We need a word or phrase to refer to intentionally (and usually only slightly) misquoting something for the sake of a perceived æsthetic improvement in the context in which the quoter wants to use the material. Okay, we do have the word paraphrase, which is close ("To paraphrase the great fooer Bar Quux ..."), but I don't think that's quite it—the Wiktionary definition mentions "often to clarify meaning" and I'm definitely talking more about petty differences in word choice than actually clarifying meaning.
There's this wonderful quote by Eugene Gendlin that I often remember as "People can stand what is true, because they are already doing so," but it turns out that Gendlin's actual phrasing was "for they are already enduring it." If I want to use my slightly different choice of words because I think it flows better in the context in which I'm repeating it, I think that can be legitimate. (Although needless to say, in formal settings, you definitely only want quotation marks around the words someone actually said.)

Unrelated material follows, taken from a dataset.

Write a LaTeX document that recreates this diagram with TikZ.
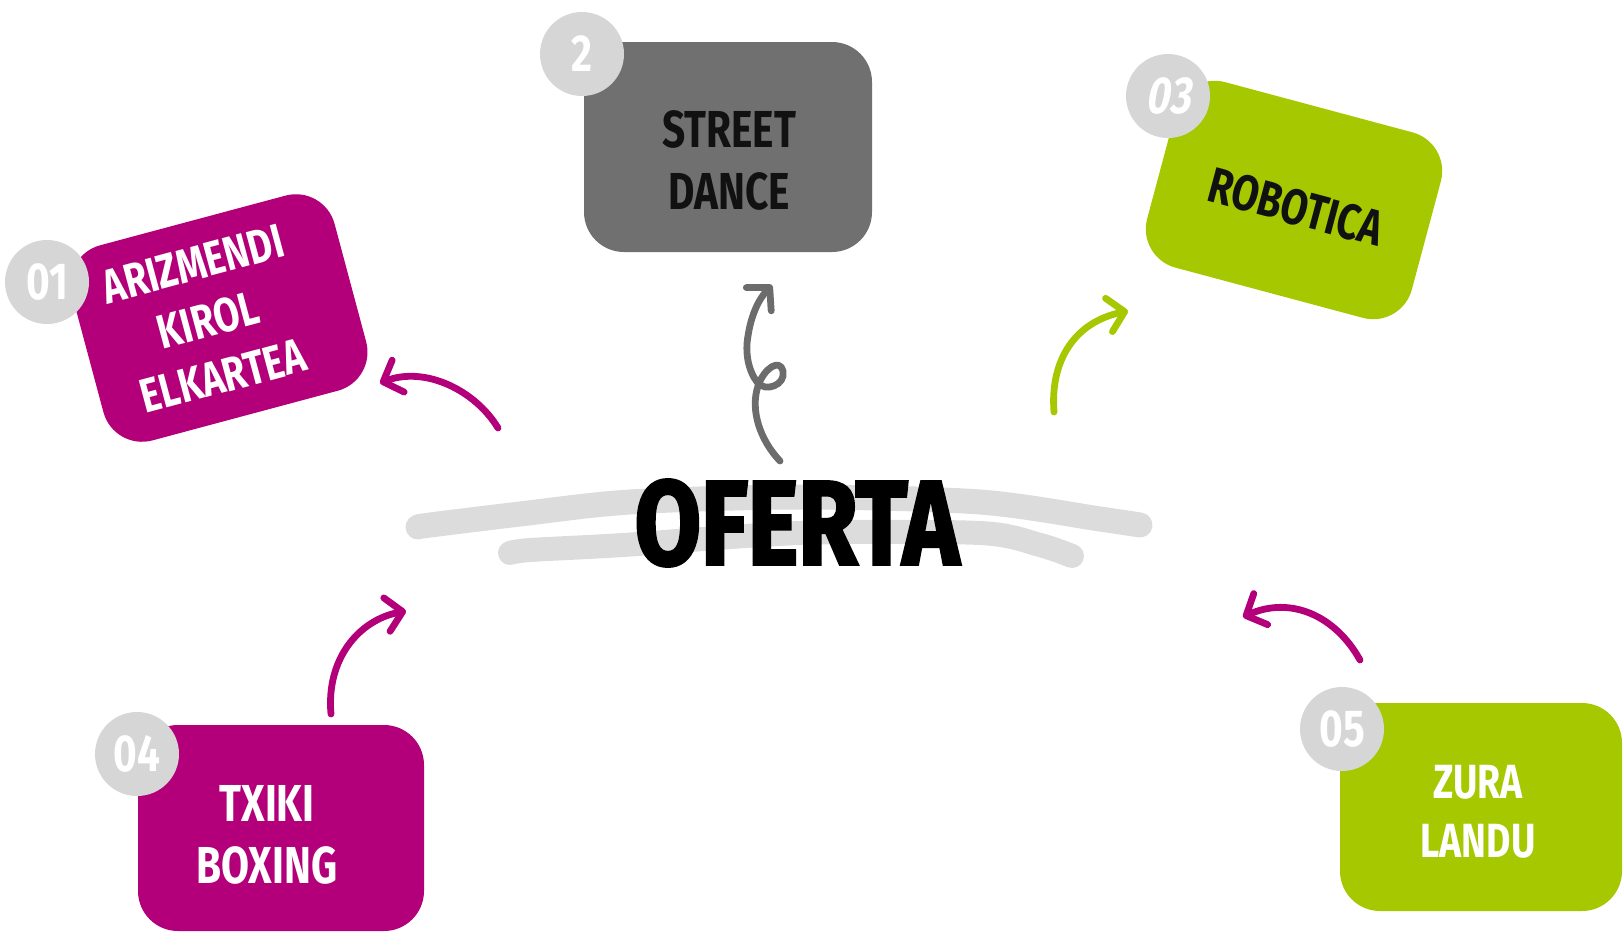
\documentclass[tikz,border=0pt]{standalone}
\usepackage{fontspec}
\newfontfamily\cfont[FakeStretch=0.78]{Fira Sans}
\newfontfamily\slfont[FakeStretch=0.78,FakeSlant=0.18]{Fira Sans}
\newfontfamily\bigfont[FakeStretch=0.8,FakeBold=2.2]{Fira Sans}
\usetikzlibrary{arrows.meta}
\definecolor{mag}{RGB}{179,0,122}
\definecolor{lime}{RGB}{166,200,0}
\definecolor{boxgray}{RGB}{112,112,112}
\definecolor{dotgray}{RGB}{214,214,214}
\definecolor{brush}{RGB}{220,220,220}
\definecolor{arrgray}{RGB}{108,108,108}
\definecolor{ink}{RGB}{17,17,17}
\tikzset{
  card/.style={rectangle, rounded corners=20pt, inner sep=0pt},
  cardtext/.style={align=center, inner sep=0pt, font={\cfont\bfseries\fontsize{26}{31}\selectfont}},
  numdot/.style={circle, fill=dotgray, minimum size=42pt, inner sep=0pt, text=white,
    font={\cfont\bfseries\fontsize{26}{26}\selectfont}},
  curvy/.style={line width=3.4pt, line cap=round, line join=round, -{Straight Barb[length=8pt,width=17pt,round]}},
  brushstroke/.style={draw=brush, line cap=round, line join=round},
}
\begin{document}
\begin{tikzpicture}[x=0.5pt,y=-0.5pt]
\useasboundingbox (0,0) rectangle (1623,933);

% brush strokes behind the title
\draw[brushstroke, line width=12.5pt] plot[smooth] coordinates {(418,527) (430,525) (520,514) (630,502) (800,497) (980,502) (1100,519) (1140,525)};
\draw[brushstroke, line width=12pt] plot[smooth] coordinates {(510,553) (530,550) (623,545) (800,533) (980,533) (1040,545) (1072,556)};
\node[inner sep=0pt, font={\bigfont\bfseries\fontsize{60}{60}\selectfont}, text=black] (oferta) at (797,523) {OFERTA};

% card 1
\node[card, fill=mag, minimum width=136pt, minimum height=101pt, rotate=15] (c1) at (219,318) {};
\node[cardtext, text=white, rotate=15, font={\cfont\bfseries\fontsize{24}{29}\selectfont}] (t1) at (208,320) {ARIZMENDI\\KIROL\\ELKARTEA};
\node[numdot] (n1) at (47,282) {01};

% card 2
\node[card, fill=boxgray, minimum width=144pt, minimum height=105pt] (c2) at (728,147) {};
\node[cardtext, text=ink] (t2) at (729,160) {STREET\\DANCE};
\node[numdot] (n2) at (582,54) {2};

% card 3
\node[card, fill=lime, minimum width=137pt, minimum height=96pt, rotate=-15] (c3) at (1294,200) {};
\node[cardtext, text=ink, rotate=-15, font={\cfont\bfseries\fontsize{25}{30}\selectfont}] (t3) at (1296,207) {ROBOTICA};
\node[numdot, font={\slfont\bfseries\fontsize{26}{26}\selectfont}] (n3) at (1168,96) {03};

% card 4
\node[card, fill=mag, minimum width=143pt, minimum height=103pt] (c4) at (281,828) {};
\node[cardtext, text=white] (t4) at (267,835) {TXIKI\\BOXING};
\node[numdot] (n4) at (137,754) {04};

% card 5
\node[card, fill=lime, minimum width=141pt, minimum height=104pt] (c5) at (1481,807) {};
\node[cardtext, text=white, font={\cfont\bfseries\fontsize{24}{29.5}\selectfont}] (t5) at (1478,812) {ZURA\\LANDU};
\node[numdot] (n5) at (1342,729) {05};

% arrows
\coordinate (a1s) at (498,428); \coordinate (a1e) at (380,383);
\draw[curvy, mag] (a1s) .. controls (475,390) and (425,366) .. (a1e);

\coordinate (a2s) at (780,461); \coordinate (a2e) at (772,285);
\draw[curvy, arrgray] (a2s) .. controls (760,440) and (750,410) .. (758,386)
  .. controls (764,368) and (780,358) .. (783,371)
  .. controls (786,385) and (765,393) .. (757,382)
  .. controls (748,370) and (745,352) .. (748,336)
  .. controls (751,316) and (758,300) .. (a2e);

\coordinate (a3s) at (1054,412); \coordinate (a3e) at (1128,311);
\draw[curvy, lime] (a3s) .. controls (1050,360) and (1075,322) .. (a3e);

\coordinate (a4s) at (331,714); \coordinate (a4e) at (406,611);
\draw[curvy, mag] (a4s) .. controls (326,660) and (358,620) .. (a4e);

\coordinate (a5s) at (1360,660); \coordinate (a5e) at (1243,617);
\draw[curvy, mag] (a5s) .. controls (1335,615) and (1290,596) .. (a5e);
\end{tikzpicture}
\end{document}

Or if my hypothetical pop punk band (which would hypothetically be called either "Bullet Candy" or "Zack M. Davis and the Duty-Bound Empiricists") were to cover Taylor Swift's "The Story of Us", I would sing part of this one line in the chorus as "the twist of fate by which it all broke down" rather than the original "the twist of fate when [emphasis mine] it all broke down," not to suggest Swift was wrong to sing when, but rather because that kind of use of the phrase by which is exactly the sort of rhetorical flourish that my hypothetical band would hypothetically be known for.